The event marked the launch of the 33rd National Hunger Strike Commemoration that will culminate in a parade in Derrylin, County Fermanagh, on 3 August which, organisers say, will attract 10,000 people.

Unionists have criticised the commemoration as insensitive.

Ulster Unionist MLA Tom Elliott said: "They should show some compassion for the IRA's victims and realise the hurt and upset their hunger strike march is causing and also the negative impact on community relations.

"In this small area of Northern Ireland the IRA murdered, among others, a farmer and his wife while watching TV, a school bus driver while collecting primary school children at a school, and a primary school teacher while at his place of work where he taught children.
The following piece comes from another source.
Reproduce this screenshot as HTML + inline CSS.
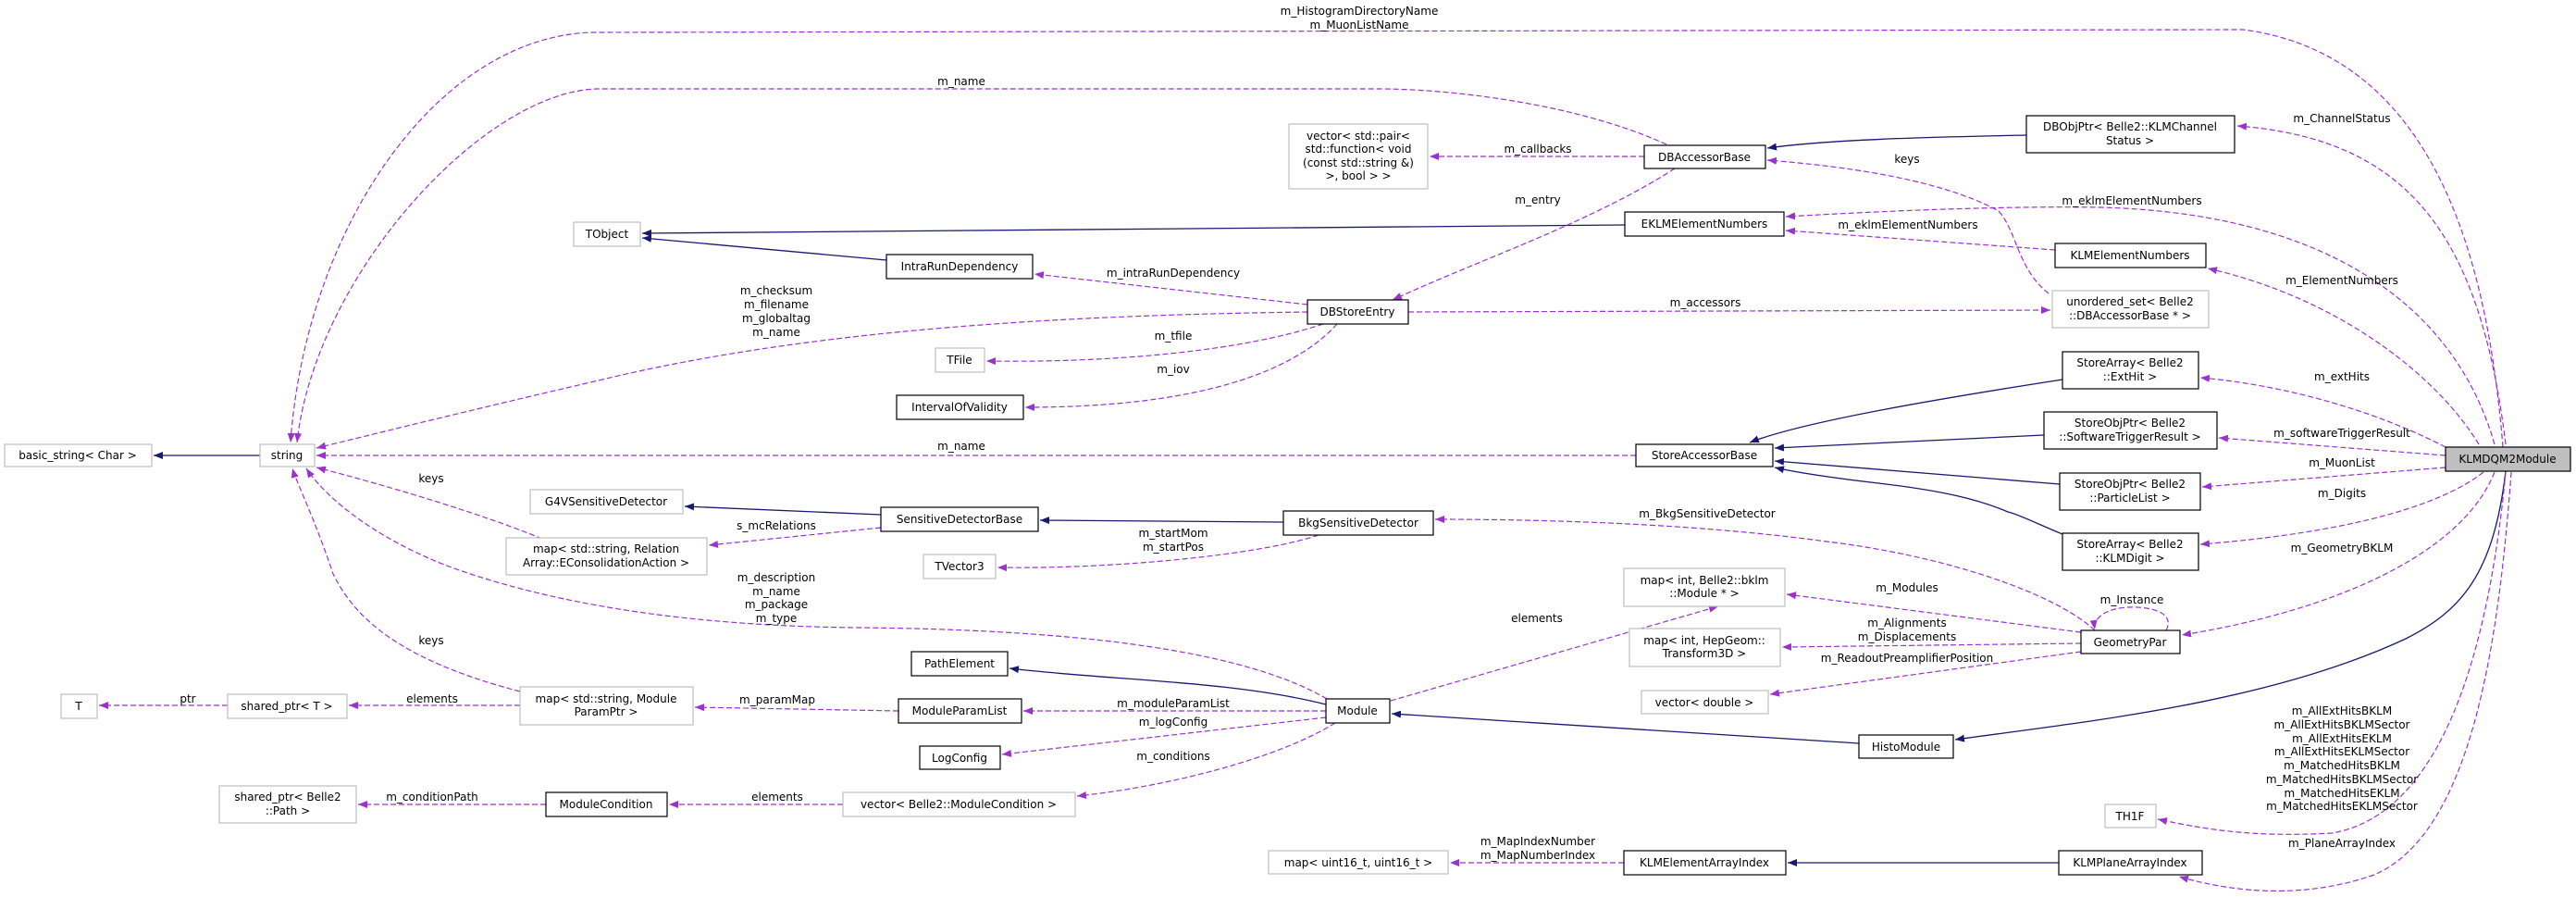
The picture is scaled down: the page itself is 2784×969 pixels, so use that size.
<!DOCTYPE html>
<html><head><meta charset="utf-8">
<style>
html,body{margin:0;padding:0;background:#fff;}
svg{display:block;}
text{font-family:"DejaVu Sans","Liberation Sans",sans-serif;font-size:12px;fill:#000;}
.nb{fill:#fff;stroke:#000;stroke-width:1.2;}
.ng{fill:#fff;stroke:#bfbfbf;stroke-width:1.2;}
.d{fill:none;stroke:#9a32cd;stroke-width:1.2;stroke-dasharray:6,3;marker-end:url(#mp);}
.b{fill:none;stroke:#191970;stroke-width:1.3;marker-end:url(#mb);}
</style></head><body>
<svg width="2784" height="969" viewBox="0 0 2784 969" xmlns="http://www.w3.org/2000/svg">
<defs>
<marker id="mp" markerUnits="userSpaceOnUse" markerWidth="11" markerHeight="9" refX="10" refY="4" orient="auto"><path d="M0,0 L10,4 L0,8 z" fill="#9a32cd"/></marker>
<marker id="mb" markerUnits="userSpaceOnUse" markerWidth="11" markerHeight="9" refX="10" refY="4" orient="auto"><path d="M0,0 L10,4 L0,8 z" fill="#191970"/></marker>
</defs>

<!-- inheritance -->
<path class="b" d="M281,492 L166,492"/>
<path class="b" d="M1756,243 L694,252"/>
<path class="b" d="M958,281 L694,257"/>
<path class="b" d="M2190,146 C2100,148 1980,150 1910,160"/>
<path class="b" d="M952,556 L740,547"/>
<path class="b" d="M1387,564 L1124,562"/>
<path class="b" d="M1433,761 C1330,735 1200,735 1091,722"/>
<path class="b" d="M2009,803 L1504,771"/>
<path class="b" d="M2708,509 C2695,620 2660,660 2600,690 C2450,760 2250,780 2113,799"/>
<path class="b" d="M2225,932 L1932,932"/>
<path class="b" d="M2229,410 C2100,430 1950,455 1891,478"/>
<path class="b" d="M2209,470 L1918,484"/>
<path class="b" d="M2226,523 L1918,498"/>
<path class="b" d="M2229,577 C2200,565 2180,555 2170,553 C2140,540 2100,530 2030,522 C1970,515 1940,510 1918,505"/>

<!-- usage -->
<path class="d" d="M2705,483 C2690,300 2640,60 2424,32 L640,35 C470,40 330,250 314,478"/>
<path class="d" d="M1801,156 C1700,110 1560,96 1490,96 L645,96 C520,100 340,300 321,478"/>
<path class="d" d="M1413,337 C1200,340 900,350 651,410 C500,445 400,470 342,484"/>
<path class="d" d="M1768,492 L342,492"/>
<path class="d" d="M586,582 C520,555 420,525 342,505"/>
<path class="d" d="M1434,755 C1340,700 1150,680 928,678 C700,676 560,640 480,610 C380,570 340,520 331,506"/>
<path class="d" d="M562,747 C420,710 380,660 360,620 C340,560 320,520 316,506"/>
<path class="d" d="M562,762 L377,762"/>
<path class="d" d="M246,762 L107,762"/>
<path class="d" d="M971,768 L751,764"/>
<path class="d" d="M952,570 L766,589"/>
<path class="d" d="M1777,169 L1545,169"/>
<path class="d" d="M1810,182 C1720,240 1600,280 1505,324"/>
<path class="d" d="M1413,329 L1118,296"/>
<path class="d" d="M1430,350 C1340,380 1200,392 1066,390"/>
<path class="d" d="M1445,350 C1400,400 1300,440 1108,440"/>
<path class="d" d="M1522,337 L2216,335"/>
<path class="d" d="M2214,317 C2180,290 2180,250 2160,228 C2100,195 2000,180 1910,173"/>
<path class="d" d="M2221,270 L1930,249"/>
<path class="d" d="M2696,480 C2650,320 2500,230 2270,224 C2150,222 2000,230 1930,234"/>
<path class="d" d="M2708,480 C2680,250 2600,150 2418,136"/>
<path class="d" d="M2679,480 C2630,400 2520,320 2386,290"/>
<path class="d" d="M2643,483 C2560,440 2460,415 2378,408"/>
<path class="d" d="M2643,492 L2398,473"/>
<path class="d" d="M2643,505 L2380,526"/>
<path class="d" d="M2684,510 C2620,560 2480,580 2378,588"/>
<path class="d" d="M2696,510 C2660,600 2520,660 2358,686"/>
<path class="d" d="M2341,681 C2352,660 2320,655 2300,656 C2280,657 2262,665 2264,680"/>
<path class="d" d="M2249,683 L1931,642"/>
<path class="d" d="M2249,695 L1926,699"/>
<path class="d" d="M2249,704 L1913,750"/>
<path class="d" d="M2264,681 C2220,640 2100,600 1974,585 C1850,568 1700,561 1551,561"/>
<path class="d" d="M1503,757 L1857,655"/>
<path class="d" d="M1433,768 L1106,768"/>
<path class="d" d="M1433,775 L1083,815"/>
<path class="d" d="M1443,781 C1380,820 1260,850 1164,860"/>
<path class="d" d="M911,869 L723,869"/>
<path class="d" d="M590,869 L387,869"/>
<path class="d" d="M1425,578 C1360,600 1200,615 1078,613"/>
<path class="d" d="M1755,932 L1567,932"/>
<path class="d" d="M2708,510 C2690,700 2640,880 2520,900 C2430,905 2380,895 2332,885"/>
<path class="d" d="M2714,510 C2700,700 2670,900 2566,945 C2480,975 2400,960 2355,947"/>

<!-- nodes -->
<g text-anchor="middle">
<rect class="ng" x="5" y="480" width="159" height="24"/><text x="84" y="496">basic_string&lt; Char &gt;</text>
<rect class="ng" x="281" y="480" width="59" height="24"/><text x="310" y="496">string</text>
<rect class="ng" x="620" y="240" width="72" height="26"/><text x="656" y="257">TObject</text>
<rect class="ng" x="1393" y="134" width="150" height="70"/>
<text x="1468" y="151">vector&lt; std::pair&lt;</text><text x="1468" y="165">std::function&lt; void</text><text x="1468" y="180">(const std::string &amp;)</text><text x="1468" y="194">&gt;, bool &gt; &gt;</text>
<rect class="ng" x="1011" y="376" width="53" height="26"/><text x="1037" y="393">TFile</text>
<rect class="nb" x="969" y="427" width="137" height="26"/><text x="1037" y="444">IntervalOfValidity</text>
<rect class="nb" x="958" y="275" width="158" height="26"/><text x="1037" y="292">IntraRunDependency</text>
<rect class="nb" x="1413" y="324" width="109" height="26"/><text x="1467" y="341">DBStoreEntry</text>
<rect class="nb" x="1777" y="157" width="131" height="25"/><text x="1842" y="174">DBAccessorBase</text>
<rect class="nb" x="1756" y="229" width="172" height="26"/><text x="1842" y="246">EKLMElementNumbers</text>
<rect class="nb" x="2190" y="125" width="225" height="40"/><text x="2302" y="141">DBObjPtr&lt; Belle2::KLMChannel</text><text x="2302" y="156">Status &gt;</text>
<rect class="nb" x="2221" y="263" width="163" height="26"/><text x="2302" y="280">KLMElementNumbers</text>
<rect class="ng" x="2218" y="314" width="169" height="40"/><text x="2302" y="330">unordered_set&lt; Belle2</text><text x="2302" y="345">::DBAccessorBase * &gt;</text>
<rect class="nb" x="2229" y="380" width="147" height="40"/><text x="2302" y="396">StoreArray&lt; Belle2</text><text x="2302" y="411">::ExtHit &gt;</text>
<rect class="nb" x="2209" y="445" width="187" height="40"/><text x="2302" y="461">StoreObjPtr&lt; Belle2</text><text x="2302" y="476">::SoftwareTriggerResult &gt;</text>
<rect x="2643" y="483" width="135" height="26" fill="#bfbfbf" stroke="#000" stroke-width="1.2"/><text x="2710" y="500">KLMDQM2Module</text>
<rect class="nb" x="1768" y="480" width="148" height="24"/><text x="1842" y="496">StoreAccessorBase</text>
<rect class="ng" x="573" y="529" width="165" height="26"/><text x="655" y="546">G4VSensitiveDetector</text>
<rect class="ng" x="547" y="581" width="217" height="40"/><text x="655" y="597">map&lt; std::string, Relation</text><text x="655" y="612">Array::EConsolidationAction &gt;</text>
<rect class="nb" x="952" y="548" width="170" height="26"/><text x="1037" y="565">SensitiveDetectorBase</text>
<rect class="nb" x="1387" y="552" width="162" height="26"/><text x="1468" y="569">BkgSensitiveDetector</text>
<rect class="ng" x="998" y="599" width="78" height="26"/><text x="1037" y="616">TVector3</text>
<rect class="nb" x="2226" y="511" width="152" height="40"/><text x="2302" y="527">StoreObjPtr&lt; Belle2</text><text x="2302" y="542">::ParticleList &gt;</text>
<rect class="nb" x="2229" y="576" width="147" height="40"/><text x="2302" y="592">StoreArray&lt; Belle2</text><text x="2302" y="607">::KLMDigit &gt;</text>
<rect class="ng" x="1755" y="614" width="174" height="41"/><text x="1842" y="631">map&lt; int, Belle2::bklm</text><text x="1842" y="645">::Module * &gt;</text>
<rect class="ng" x="1761" y="679" width="163" height="41"/><text x="1842" y="696">map&lt; int, HepGeom::</text><text x="1842" y="710">Transform3D &gt;</text>
<rect class="ng" x="1774" y="746" width="137" height="25"/><text x="1842" y="763">vector&lt; double &gt;</text>
<rect class="nb" x="2249" y="681" width="107" height="25"/><text x="2302" y="698">GeometryPar</text>
<rect class="nb" x="985" y="704" width="104" height="26"/><text x="1037" y="721">PathElement</text>
<rect class="nb" x="971" y="755" width="133" height="26"/><text x="1037" y="772">ModuleParamList</text>
<rect class="nb" x="1433" y="755" width="69" height="26"/><text x="1467" y="772">Module</text>
<rect class="nb" x="994" y="806" width="87" height="25"/><text x="1037" y="823">LogConfig</text>
<rect class="ng" x="66" y="750" width="39" height="26"/><text x="85" y="767">T</text>
<rect class="ng" x="246" y="750" width="129" height="26"/><text x="310" y="767">shared_ptr&lt; T &gt;</text>
<rect class="ng" x="562" y="742" width="187" height="41"/><text x="655" y="759">map&lt; std::string, Module</text><text x="655" y="773">ParamPtr &gt;</text>
<rect class="ng" x="237" y="849" width="148" height="40"/><text x="311" y="865">shared_ptr&lt; Belle2</text><text x="311" y="880">::Path &gt;</text>
<rect class="nb" x="590" y="856" width="131" height="26"/><text x="655" y="873">ModuleCondition</text>
<rect class="ng" x="911" y="856" width="251" height="26"/><text x="1036" y="873">vector&lt; Belle2::ModuleCondition &gt;</text>
<rect class="nb" x="2009" y="794" width="102" height="25"/><text x="2060" y="811">HistoModule</text>
<rect class="ng" x="2275" y="869" width="55" height="25"/><text x="2302" y="886">TH1F</text>
<rect class="ng" x="1371" y="919" width="194" height="25"/><text x="1468" y="936">map&lt; uint16_t, uint16_t &gt;</text>
<rect class="nb" x="1755" y="919" width="175" height="26"/><text x="1842" y="936">KLMElementArrayIndex</text>
<rect class="nb" x="2225" y="919" width="155" height="26"/><text x="2302" y="936">KLMPlaneArrayIndex</text>
</g>

<!-- edge labels -->
<g text-anchor="middle">
<text x="1469" y="16">m_HistogramDirectoryName</text><text x="1469" y="31">m_MuonListName</text>
<text x="1039" y="92">m_name</text>
<text x="1662" y="165">m_callbacks</text>
<text x="1662" y="220">m_entry</text>
<text x="2061" y="176">keys</text>
<text x="2531" y="132">m_ChannelStatus</text>
<text x="2304" y="221">m_eklmElementNumbers</text>
<text x="2062" y="247">m_eklmElementNumbers</text>
<text x="1268" y="299">m_intraRunDependency</text>
<text x="839" y="318">m_checksum</text><text x="839" y="333">m_filename</text><text x="839" y="348">m_globaltag</text><text x="839" y="363">m_name</text>
<text x="2531" y="307">m_ElementNumbers</text>
<text x="1843" y="331">m_accessors</text>
<text x="1268" y="367">m_tfile</text>
<text x="1268" y="403">m_iov</text>
<text x="2531" y="411">m_extHits</text>
<text x="2531" y="472">m_softwareTriggerResult</text>
<text x="1039" y="486">m_name</text>
<text x="466" y="521">keys</text>
<text x="2531" y="504">m_MuonList</text>
<text x="2531" y="537">m_Digits</text>
<text x="1845" y="559">m_BkgSensitiveDetector</text>
<text x="839" y="572">s_mcRelations</text>
<text x="1268" y="580">m_startMom</text><text x="1268" y="595">m_startPos</text>
<text x="2531" y="596">m_GeometryBKLM</text>
<text x="839" y="628">m_description</text><text x="839" y="643">m_name</text><text x="839" y="657">m_package</text><text x="839" y="672">m_type</text>
<text x="2061" y="639">m_Modules</text>
<text x="2304" y="652">m_Instance</text>
<text x="1661" y="672">elements</text>
<text x="2061" y="677">m_Alignments</text><text x="2061" y="692">m_Displacements</text>
<text x="466" y="696">keys</text>
<text x="2061" y="715">m_ReadoutPreamplifierPosition</text>
<text x="203" y="759">ptr</text>
<text x="467" y="759">elements</text>
<text x="840" y="760">m_paramMap</text>
<text x="1268" y="764">m_moduleParamList</text>
<text x="1268" y="784">m_logConfig</text>
<text x="1268" y="821">m_conditions</text>
<text x="467" y="865">m_conditionPath</text>
<text x="840" y="865">elements</text>
<text x="2531" y="772">m_AllExtHitsBKLM</text><text x="2531" y="787">m_AllExtHitsBKLMSector</text><text x="2531" y="802">m_AllExtHitsEKLM</text><text x="2531" y="816">m_AllExtHitsEKLMSector</text><text x="2531" y="831">m_MatchedHitsBKLM</text><text x="2531" y="846">m_MatchedHitsBKLMSector</text><text x="2531" y="861">m_MatchedHitsEKLM</text><text x="2531" y="875">m_MatchedHitsEKLMSector</text>
<text x="1662" y="913">m_MapIndexNumber</text><text x="1662" y="928">m_MapNumberIndex</text>
<text x="2531" y="915">m_PlaneArrayIndex</text>
</g>
</svg>
</body></html>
"The fact that the march will go past the spot where the IRA shot Jimmy Graham on a school bus as he was taking children to the swimming pool will cause more anguish and pain for his long suffering family.

"Now republicans intend to pile more pain on them. Instead of glorifying terrorists and criminals, Sinn Fein and the organisers of this march should show some compassion for the victims. Violence was wrong then and it is wrong now."